How Being Sleep Deprived Alters a Brain Connection That Causes Fear and Anxiety

I’m eager to investigate this for my daughter. She’s begun having sleep issues and increased anxiety at school. I’m curious to see if a connection emerges.

“This poses the question: How can a few lost hours of sleep have such a drastic effect on our brains and emotional (dis)functioning? To answer this, a team of neuroscientists at the Southwest University — led by Dr. Pan Feng — investigated the relationship between sleep and fear consolidation.
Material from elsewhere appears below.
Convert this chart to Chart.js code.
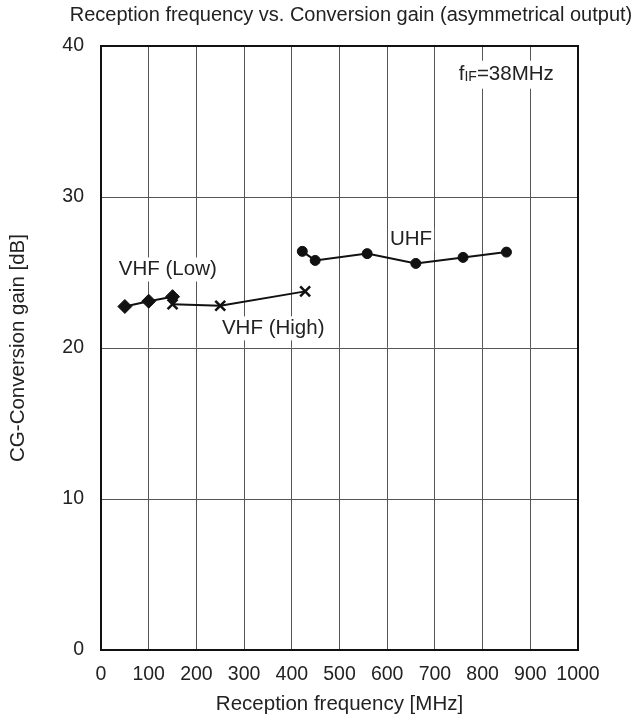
<!DOCTYPE html>
<html>
<head>
<meta charset="utf-8">
<script src="https://cdn.jsdelivr.net/npm/chart.js@4"></script>
<style>
  html, body { margin: 0; padding: 0; background: #fff; }
  #wrap { width: 640px; height: 721px; }
</style>
</head>
<body>
<div id="wrap"><canvas id="gainChart"></canvas></div>
<script>
// reception frequency [MHz] and conversion gain [dB]
const vhfLowFreq = [50, 100, 150];
const vhfLowGain = [22.75, 23.1, 23.4];
const vhfHighFreq = [150, 250, 428];
const vhfHighGain = [22.9, 22.8, 23.75];
const uhfFreq = [422, 449, 558, 660, 759, 850];
const uhfGain = [26.4, 25.8, 26.25, 25.6, 26.0, 26.35];

const xTicks = [0, 100, 200, 300, 400, 500, 600, 700, 800, 900, 1000];
const yTicks = [0, 10, 20, 30, 40];

const FONT = "'Liberation Sans', Arial, sans-serif";
const INK = "#222";
const TXT = 20.5;

function pts(xs, ys) {
    return xs.map((x, i) => ({ x: x, y: ys[i] }));
}

function series(label, xs, ys, style, radius) {
    return {
        label: label,
        data: pts(xs, ys),
        borderColor: "#111",
        backgroundColor: "#111",
        borderWidth: 2,
        pointStyle: style,
        pointRadius: radius,
        pointBorderWidth: style === "crossRot" ? 2.5 : 1,
        pointBorderColor: "#111",
        pointBackgroundColor: "#111",
        tension: 0
    };
}

// texts inside the plot, placed in data units
const notes = [
    { text: "VHF (Low)", x: 140, y: 25.2 },
    { text: "VHF (High)", x: 361, y: 21.3 },
    { text: "UHF", x: 650, y: 27.2 }
];

const textPlugin = {
    id: "texts",
    afterDatasetsDraw(chart) {
        const c = chart.ctx;
        const xs = chart.scales.x, ys = chart.scales.y;
        c.save();
        c.font = TXT + "px " + FONT;
        c.textAlign = "center";
        c.textBaseline = "middle";
        notes.forEach(n => {
            const px = xs.getPixelForValue(n.x), py = ys.getPixelForValue(n.y);
            const w = c.measureText(n.text).width;
            c.fillStyle = "#fff";
            c.fillRect(px - w / 2 - 2, py - 12, w + 4, 24);
            c.fillStyle = INK;
            c.fillText(n.text, px, py);
        });

        // f_IF = 38MHz, with small-caps subscript
        let px = xs.getPixelForValue(750), py = ys.getPixelForValue(38.1);
        c.textAlign = "left";
        c.fillStyle = "#fff";
        c.fillRect(px - 4, py - 14, 108, 28);
        c.fillStyle = INK;
        c.font = TXT + "px " + FONT;
        c.fillText("f", px, py);
        px += c.measureText("f").width;
        c.font = "14px " + FONT;
        c.fillText("IF", px, py + 2);
        px += c.measureText("IF").width;
        c.font = TXT + "px " + FONT;
        c.fillText("=38MHz", px, py);
        c.restore();
    },
    afterDraw(chart) {
        const c = chart.ctx;
        c.save();
        c.font = "20px " + FONT;
        c.fillStyle = INK;
        c.textAlign = "center";
        c.textBaseline = "middle";
        c.fillText("Reception frequency vs. Conversion gain (asymmetrical output)", 351, 15);
        c.restore();
    }
};

new Chart(document.getElementById("gainChart"), {
    type: "line",
    data: {
        datasets: [
            series("VHF (Low)", vhfLowFreq, vhfLowGain, "rectRot", 7),
            series("VHF (High)", vhfHighFreq, vhfHighGain, "crossRot", 7),
            series("UHF", uhfFreq, uhfGain, "circle", 5)
        ]
    },
    options: {
        responsive: true,
        maintainAspectRatio: false,
        animation: false,
        layout: { padding: { top: 46, right: 62, bottom: 0, left: 0 } },
        plugins: {
            legend: { display: false },
            tooltip: { enabled: false }
        },
        scales: {
            x: {
                type: "linear",
                min: 0,
                max: 1000,
                afterBuildTicks: s => { s.ticks = xTicks.map(v => ({ value: v })); },
                afterFit: s => { s.height = 71; },
                grid: { color: "#555", lineWidth: 1, drawTicks: false },
                border: { color: "#111", width: 2 },
                ticks: {
                    color: INK,
                    font: { family: FONT, size: 19.5 },
                    padding: 13,
                    maxRotation: 0,
                    autoSkip: false,
                    callback: v => String(v)
                },
                title: {
                    display: true,
                    text: "Reception frequency [MHz]",
                    color: INK,
                    font: { family: FONT, size: TXT },
                    padding: { top: 0, bottom: 4 }
                }
            },
            y: {
                type: "linear",
                min: 0,
                max: 40,
                afterBuildTicks: s => { s.ticks = yTicks.map(v => ({ value: v })); },
                afterFit: s => { s.width = 101; },
                grid: { color: "#555", lineWidth: 1, drawTicks: false },
                border: { color: "#111", width: 2 },
                ticks: { color: INK, font: { family: FONT, size: 19.5 }, padding: 17, callback: v => String(v) },
                title: {
                    display: true,
                    text: "CG-Conversion gain [dB]",
                    color: INK,
                    font: { family: FONT, size: TXT },
                    padding: { top: 6, bottom: 0 }
                }
            }
        }
    },
    plugins: [textPlugin, {
        id: "frame",
        afterDatasetsDraw(chart) {
            const a = chart.chartArea, c = chart.ctx;
            c.save();
            c.strokeStyle = "#111";
            c.lineWidth = 2;
            c.strokeRect(a.left, a.top, a.right - a.left, a.bottom - a.top);
            c.restore();
        }
    }]
});
</script>
</body>
</html>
They hypothesized that sleep deprivation is linked to increased sensitization of a particular brain region, the amygdala, which leads to increased reactivity towards negatively perceived stimuli and generates an amplified fear response.
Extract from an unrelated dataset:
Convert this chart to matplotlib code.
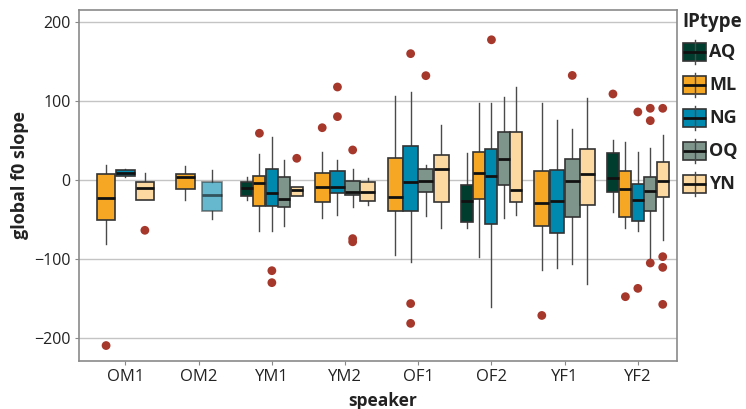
import matplotlib
matplotlib.use('Agg')
import matplotlib.pyplot as plt
from matplotlib.patches import Rectangle

plt.rcParams['font.family'] = ['Open Sans', 'DejaVu Sans']

speakers = ['OM1', 'OM2', 'YM1', 'YM2', 'OF1', 'OF2', 'YF1', 'YF2']
iptypes = ['AQ', 'ML', 'NG', 'OQ', 'YN']
type_colors = ['#003d2e', '#f6a723', '#0089af', '#7e958c', '#fdd9a2']

# one entry per box: speaker, IP type, lower whisker, Q1, median, Q3, upper whisker
box_speaker = ['OM1', 'OM1', 'OM1', 'OM2', 'OM2',
               'YM1', 'YM1', 'YM1', 'YM1', 'YM1',
               'YM2', 'YM2', 'YM2', 'YM2',
               'OF1', 'OF1', 'OF1', 'OF1',
               'OF2', 'OF2', 'OF2', 'OF2', 'OF2',
               'YF1', 'YF1', 'YF1', 'YF1',
               'YF2', 'YF2', 'YF2', 'YF2', 'YF2']
box_type = ['ML', 'NG', 'YN', 'ML', 'NG',
            'AQ', 'ML', 'NG', 'OQ', 'YN',
            'ML', 'NG', 'OQ', 'YN',
            'ML', 'NG', 'OQ', 'YN',
            'AQ', 'ML', 'NG', 'OQ', 'YN',
            'ML', 'NG', 'OQ', 'YN',
            'AQ', 'ML', 'NG', 'OQ', 'YN']
whisk_lo = [-81, 4, -25, -25.3, -49,
            -25.3, -64.4, -64.4, -58.5, -19.8,
            -47.6, -44.6, -34.5, -32,
            -94.7, -103, -46, -60,
            -61, -97.6, -160, -47.6, -44.2,
            -113.6, -111, -106.4, -131.7,
            -40.8, -61, -64.4, -100, -75.8]
q1 = [-50.5, 5, -25, -11.4, -39,
      -19.8, -33.2, -32.4, -33.7, -19.8,
      -27.4, -16, -19.4, -26.1,
      -39, -39, -14.7, -27.4,
      -52.6, -24.4, -55.2, -6.3, -27.4,
      -57.7, -66.5, -46.3, -32,
      -14.7, -46.3, -52.2, -39, -21.5]
median = [-22.3, 8.8, -9.7, 3.8, -19,
          -9.7, -4.2, -16, -23.6, -13,
          -9.3, -8.4, -15.2, -15.2,
          -21.8, -2.5, -1.7, 14.3,
          -26.1, 8.4, 5, 26.1, -12.2,
          -29, -26.1, -0.8, 8,
          2.1, -11.8, -25.3, -14.3, -0.8]
q3 = [7.2, 12.6, -3, 8, -2,
      -2.9, 4.6, 13.5, 3.4, -8.8,
      9.3, 11, -1.7, -2.9,
      27.4, 42.9, 13.5, 31.2,
      -6.3, 35, 38.7, 60.2, 60.2,
      11.8, 13, 27, 38.7,
      33.7, 11.8, -5, 3.8, 22.3]
whisk_hi = [19, 14, 8.4, 17.7, 12.6,
            4.2, 32.8, 54.7, 24.9, -8.8,
            35, 24.9, 13.9, 2.1,
            106, 111, 19.4, 69,
            34.5, 96.8, 96.8, 105, 117,
            96.8, 75.8, 64.8, 103,
            50.5, 47.6, 35.8, 40, 57.2]

# outlying points
out_speaker = ['OM1', 'OM1', 'YM1', 'YM1', 'YM1', 'YM1',
               'YM2', 'YM2', 'YM2', 'YM2', 'YM2', 'YM2',
               'OF1', 'OF1', 'OF1', 'OF1', 'OF2',
               'YF1', 'YF1',
               'YF2', 'YF2', 'YF2', 'YF2', 'YF2', 'YF2', 'YF2',
               'YF2', 'YF2', 'YF2', 'YF2']
out_type = ['ML', 'YN', 'ML', 'NG', 'NG', 'YN',
            'ML', 'NG', 'NG', 'OQ', 'OQ', 'OQ',
            'NG', 'NG', 'NG', 'OQ', 'NG',
            'ML', 'OQ',
            'AQ', 'ML', 'NG', 'NG', 'OQ', 'OQ', 'OQ',
            'YN', 'YN', 'YN', 'YN']
out_value = [-209, -63.5, 59, -114.5, -129.6, 27.4,
             66, 117.4, 80, 37.9, -74, -78,
             159.5, -156, -181, 131.7, 177,
             -171, 132,
             108.6, -147.3, 85.9, -136.8, 90.5, 74.9, -104.8,
             90.5, -96.8, -110.3, -157]

# dodge spacing and box width (in category units) by number of boxes in a group
spacing = {1: 0.0, 2: 0.36, 3: 0.265, 4: 0.208, 5: 0.170}
width = {1: 0.3, 2: 0.27, 3: 0.25, 4: 0.203, 5: 0.163}

centers = {}
for s_i, s in enumerate(speakers):
    present = [t for t in iptypes if any(bs == s and bt == t for bs, bt in zip(box_speaker, box_type))]
    n = len(present)
    for k, t in enumerate(present):
        centers[(s, t)] = (s_i + (k - (n - 1) / 2) * spacing[n], width[n])

fig = plt.figure(figsize=(7.46, 4.09), dpi=100)
W, H = 746, 409
ax = fig.add_axes([79 / W, (H - 361) / H, 598 / W, 351 / H])

for y in [200, 100, 0, -100, -200]:
    ax.axhline(y, color='#c4c4c4', lw=1.0, zorder=0)

for i in range(len(box_speaker)):
    x, w = centers[(box_speaker[i], box_type[i])]
    col = type_colors[iptypes.index(box_type[i])]
    alpha = 0.6 if (box_speaker[i], box_type[i]) == ('OM2', 'NG') else 1.0
    ax.plot([x, x], [whisk_lo[i], q1[i]], color='#4a4a4a', lw=1.0, zorder=2)
    ax.plot([x, x], [q3[i], whisk_hi[i]], color='#4a4a4a', lw=1.0, zorder=2)
    ax.add_patch(Rectangle((x - w / 2, q1[i]), w, q3[i] - q1[i], facecolor=col,
                           edgecolor='#333333', lw=1.2, alpha=alpha, zorder=3))
    ax.plot([x - w / 2, x + w / 2], [median[i], median[i]], color='#111111',
            lw=2.0, alpha=alpha, solid_capstyle='butt', zorder=4)

ox = [centers[(s, t)][0] for s, t in zip(out_speaker, out_type)]
ax.scatter(ox, out_value, s=40, color='#a5372b', edgecolors='none', zorder=5)

ax.set_xlim(-0.635, 7.535)
ax.set_ylim(-228.5, 214.6)
ax.set_xticks(range(len(speakers)))
ax.set_xticklabels(speakers, fontsize=12, color='#222222')
ax.set_yticks([200, 100, 0, -100, -200])
ax.set_yticklabels(['200', '100', '0', '\u2212100', '\u2212200'], fontsize=11.5, color='#222222')
ax.tick_params(axis='both', length=3, color='#888888', pad=3)
for sp in ax.spines.values():
    sp.set_color('#8a8a8a')
    sp.set_linewidth(1.2)

ax.set_xlabel('speaker', fontsize=12.5, fontweight='bold', color='#222222')
ax.xaxis.set_label_coords(0.508, -0.114)
ax.xaxis.label.set_va('center')
ax.set_ylabel('global f0 slope', fontsize=13, fontweight='bold', color='#222222')
ax.yaxis.set_label_coords(-0.0987, 0.53)
ax.yaxis.label.set_va('center')

# legend drawn in pixel coordinates
lax = fig.add_axes([0, 0, 1, 1], facecolor='none')
lax.set_xlim(0, W)
lax.set_ylim(H, 0)
lax.axis('off')
lax.text(682, 22, 'IPtype', fontsize=13.5, fontweight='bold', color='#222222', va='center', ha='left')
for k, t in enumerate(iptypes):
    cy = 51.5 + k * 33
    lax.plot([694.5, 694.5], [cy - 12, cy + 12], color='#4a4a4a', lw=1.0)
    lax.add_patch(Rectangle((683, cy - 9), 23, 18, facecolor=type_colors[k],
                            edgecolor='#333333', lw=1.2))
    lax.plot([683, 706], [cy, cy], color='#111111', lw=2.0, solid_capstyle='butt')
    lax.text(709, cy + 0.5, t, fontsize=13, fontweight='bold', color='#222222', va='center', ha='left')

fig.savefig('out.png', dpi=100)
The amygdala has long been known to play a pivotal role in the development and acquisition of fear. Of particular interest to the current investigation, the amygdala’s connections to two other brain regions called the ventromedial prefrontal cortex (vmPFC) and the insula, have been shown to affect this fear-based process.

Much of the clinical research on the vmPFC has pointed to the critical role it plays in emotional regulation. In the presence of a stimulus, the amygdala begins to orchestrate a response. This response, however, cannot be put into action without the approval of the vmPFC. The connection to the vmPFC ultimately results in amygdala activity being reduced.

The insula also takes part in the processing of emotions but unlike the vmPFC, the insula’s connection to the amygdala increases firing of the amygdala. This results in habituation to a negative stimulus. This habituation acts as a driving force for fear acquisition.

These two connections led the team to make two related predictions: Sleep deprivation would be associated with decreased amygdala-vmPFC connectivity; and increased amygdala-insula connectivity.